> [DATA SHOWN]:
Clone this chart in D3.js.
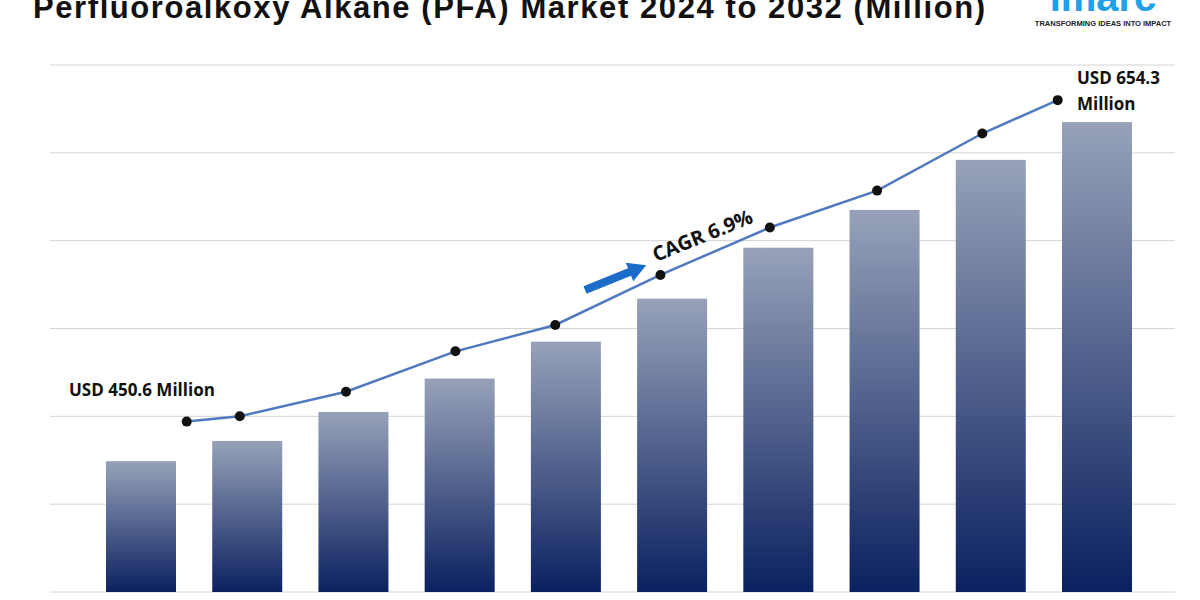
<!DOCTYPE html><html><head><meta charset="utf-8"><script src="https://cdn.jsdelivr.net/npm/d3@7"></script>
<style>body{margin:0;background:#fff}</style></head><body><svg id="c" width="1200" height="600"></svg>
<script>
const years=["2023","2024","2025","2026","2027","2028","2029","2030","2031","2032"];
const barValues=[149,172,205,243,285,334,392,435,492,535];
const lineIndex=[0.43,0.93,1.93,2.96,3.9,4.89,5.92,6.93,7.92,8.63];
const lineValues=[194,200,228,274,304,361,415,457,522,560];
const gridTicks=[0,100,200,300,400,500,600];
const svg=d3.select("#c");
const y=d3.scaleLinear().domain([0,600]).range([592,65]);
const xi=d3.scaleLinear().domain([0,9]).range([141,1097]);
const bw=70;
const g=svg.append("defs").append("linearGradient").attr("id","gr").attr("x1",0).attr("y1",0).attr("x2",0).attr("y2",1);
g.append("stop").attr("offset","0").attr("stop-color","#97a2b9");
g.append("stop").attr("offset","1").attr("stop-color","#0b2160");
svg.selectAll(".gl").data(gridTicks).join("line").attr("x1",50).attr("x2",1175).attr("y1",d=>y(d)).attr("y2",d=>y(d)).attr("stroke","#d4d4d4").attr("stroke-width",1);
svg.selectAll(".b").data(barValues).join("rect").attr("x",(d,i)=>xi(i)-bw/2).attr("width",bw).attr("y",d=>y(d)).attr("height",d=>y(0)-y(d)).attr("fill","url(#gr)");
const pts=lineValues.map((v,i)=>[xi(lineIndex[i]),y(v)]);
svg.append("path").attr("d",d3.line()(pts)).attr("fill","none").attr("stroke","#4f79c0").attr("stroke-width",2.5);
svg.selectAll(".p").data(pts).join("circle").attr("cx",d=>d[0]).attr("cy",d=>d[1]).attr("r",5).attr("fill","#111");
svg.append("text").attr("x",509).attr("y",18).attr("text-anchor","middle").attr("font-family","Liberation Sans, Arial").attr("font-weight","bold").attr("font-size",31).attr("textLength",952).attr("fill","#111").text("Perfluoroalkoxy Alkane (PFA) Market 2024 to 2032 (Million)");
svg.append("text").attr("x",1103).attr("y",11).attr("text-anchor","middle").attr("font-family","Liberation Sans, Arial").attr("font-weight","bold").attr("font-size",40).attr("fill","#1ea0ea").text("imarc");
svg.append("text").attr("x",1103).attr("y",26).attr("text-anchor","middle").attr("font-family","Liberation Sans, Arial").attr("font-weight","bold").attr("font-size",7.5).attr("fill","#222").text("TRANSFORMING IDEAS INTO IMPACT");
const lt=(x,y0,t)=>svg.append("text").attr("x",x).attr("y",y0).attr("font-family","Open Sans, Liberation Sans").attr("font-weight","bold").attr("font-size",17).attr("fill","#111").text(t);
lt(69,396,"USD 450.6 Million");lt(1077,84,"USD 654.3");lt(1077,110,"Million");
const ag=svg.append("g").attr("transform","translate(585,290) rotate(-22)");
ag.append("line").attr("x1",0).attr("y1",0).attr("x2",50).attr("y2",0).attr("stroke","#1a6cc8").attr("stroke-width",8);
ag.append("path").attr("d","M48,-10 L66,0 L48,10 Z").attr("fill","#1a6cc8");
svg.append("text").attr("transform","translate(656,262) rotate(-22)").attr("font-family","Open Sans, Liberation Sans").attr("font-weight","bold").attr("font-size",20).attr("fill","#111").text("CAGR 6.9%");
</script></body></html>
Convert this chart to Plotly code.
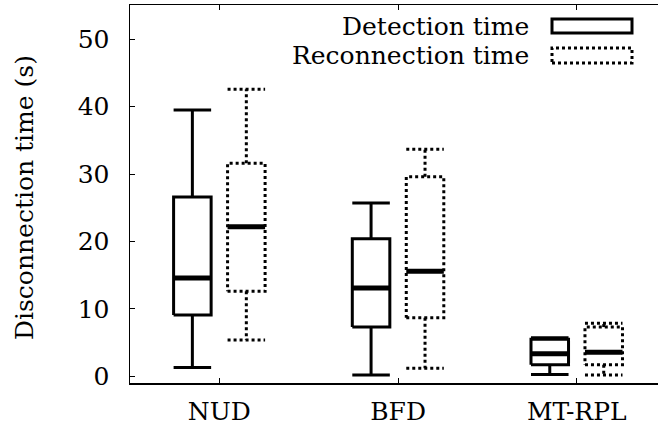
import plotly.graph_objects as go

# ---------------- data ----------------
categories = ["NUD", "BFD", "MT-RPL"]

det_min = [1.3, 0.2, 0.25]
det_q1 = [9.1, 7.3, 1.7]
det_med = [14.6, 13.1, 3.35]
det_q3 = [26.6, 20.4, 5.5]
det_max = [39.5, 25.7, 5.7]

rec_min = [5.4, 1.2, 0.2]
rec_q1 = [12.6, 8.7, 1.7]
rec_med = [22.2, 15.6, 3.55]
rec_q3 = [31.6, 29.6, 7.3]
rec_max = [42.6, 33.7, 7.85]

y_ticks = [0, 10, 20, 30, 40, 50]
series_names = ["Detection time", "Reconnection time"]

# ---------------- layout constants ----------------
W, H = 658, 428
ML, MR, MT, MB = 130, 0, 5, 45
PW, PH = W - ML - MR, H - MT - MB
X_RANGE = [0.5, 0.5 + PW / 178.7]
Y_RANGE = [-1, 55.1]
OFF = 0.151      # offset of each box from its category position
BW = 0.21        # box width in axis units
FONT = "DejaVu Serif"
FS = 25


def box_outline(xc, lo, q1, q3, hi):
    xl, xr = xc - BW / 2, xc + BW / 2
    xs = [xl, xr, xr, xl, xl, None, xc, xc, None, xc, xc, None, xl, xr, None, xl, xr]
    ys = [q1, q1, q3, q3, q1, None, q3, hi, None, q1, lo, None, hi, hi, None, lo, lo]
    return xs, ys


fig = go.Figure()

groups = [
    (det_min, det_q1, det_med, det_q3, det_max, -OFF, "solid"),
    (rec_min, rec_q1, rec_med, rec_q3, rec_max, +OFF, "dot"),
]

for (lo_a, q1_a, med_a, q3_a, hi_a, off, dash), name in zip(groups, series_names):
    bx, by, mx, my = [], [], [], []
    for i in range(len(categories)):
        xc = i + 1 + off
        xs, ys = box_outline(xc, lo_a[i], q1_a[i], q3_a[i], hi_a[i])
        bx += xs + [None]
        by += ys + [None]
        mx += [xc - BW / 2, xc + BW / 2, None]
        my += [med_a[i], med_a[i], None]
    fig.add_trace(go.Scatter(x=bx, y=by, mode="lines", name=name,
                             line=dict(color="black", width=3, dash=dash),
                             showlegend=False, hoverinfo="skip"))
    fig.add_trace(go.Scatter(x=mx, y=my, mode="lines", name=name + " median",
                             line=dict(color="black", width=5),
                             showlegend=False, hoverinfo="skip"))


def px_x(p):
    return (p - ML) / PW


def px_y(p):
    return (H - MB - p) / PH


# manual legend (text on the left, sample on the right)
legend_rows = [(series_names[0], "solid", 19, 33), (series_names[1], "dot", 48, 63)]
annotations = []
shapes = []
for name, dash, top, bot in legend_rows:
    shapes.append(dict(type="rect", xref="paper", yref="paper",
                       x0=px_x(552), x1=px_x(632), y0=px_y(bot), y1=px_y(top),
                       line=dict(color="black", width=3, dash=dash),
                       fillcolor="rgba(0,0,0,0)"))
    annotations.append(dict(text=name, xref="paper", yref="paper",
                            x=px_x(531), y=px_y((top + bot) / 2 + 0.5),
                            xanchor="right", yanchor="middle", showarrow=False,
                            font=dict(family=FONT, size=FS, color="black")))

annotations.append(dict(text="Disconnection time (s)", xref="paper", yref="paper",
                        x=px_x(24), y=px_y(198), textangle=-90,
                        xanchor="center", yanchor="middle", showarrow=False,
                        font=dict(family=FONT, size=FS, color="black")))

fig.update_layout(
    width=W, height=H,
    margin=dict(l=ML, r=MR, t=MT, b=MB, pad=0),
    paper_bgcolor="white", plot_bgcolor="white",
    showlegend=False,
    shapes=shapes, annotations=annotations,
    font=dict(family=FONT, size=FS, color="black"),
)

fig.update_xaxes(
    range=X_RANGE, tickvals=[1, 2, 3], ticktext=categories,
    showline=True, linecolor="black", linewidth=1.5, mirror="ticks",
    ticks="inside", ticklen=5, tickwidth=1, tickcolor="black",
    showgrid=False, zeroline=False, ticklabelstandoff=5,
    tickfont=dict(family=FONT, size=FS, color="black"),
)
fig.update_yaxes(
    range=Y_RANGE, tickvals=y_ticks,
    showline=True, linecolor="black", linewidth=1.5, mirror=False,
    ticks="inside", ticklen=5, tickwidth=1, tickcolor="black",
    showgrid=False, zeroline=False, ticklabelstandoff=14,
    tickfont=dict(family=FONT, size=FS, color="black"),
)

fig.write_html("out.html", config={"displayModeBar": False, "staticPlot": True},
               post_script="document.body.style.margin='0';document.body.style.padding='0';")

> [THE REQUEST]: Filter the listing above by the word "chart"; copy each line that passes.

> [REPLY TO THE EXERCISE]:
Clone this chart in D3.js.
Convert this chart to Plotly code.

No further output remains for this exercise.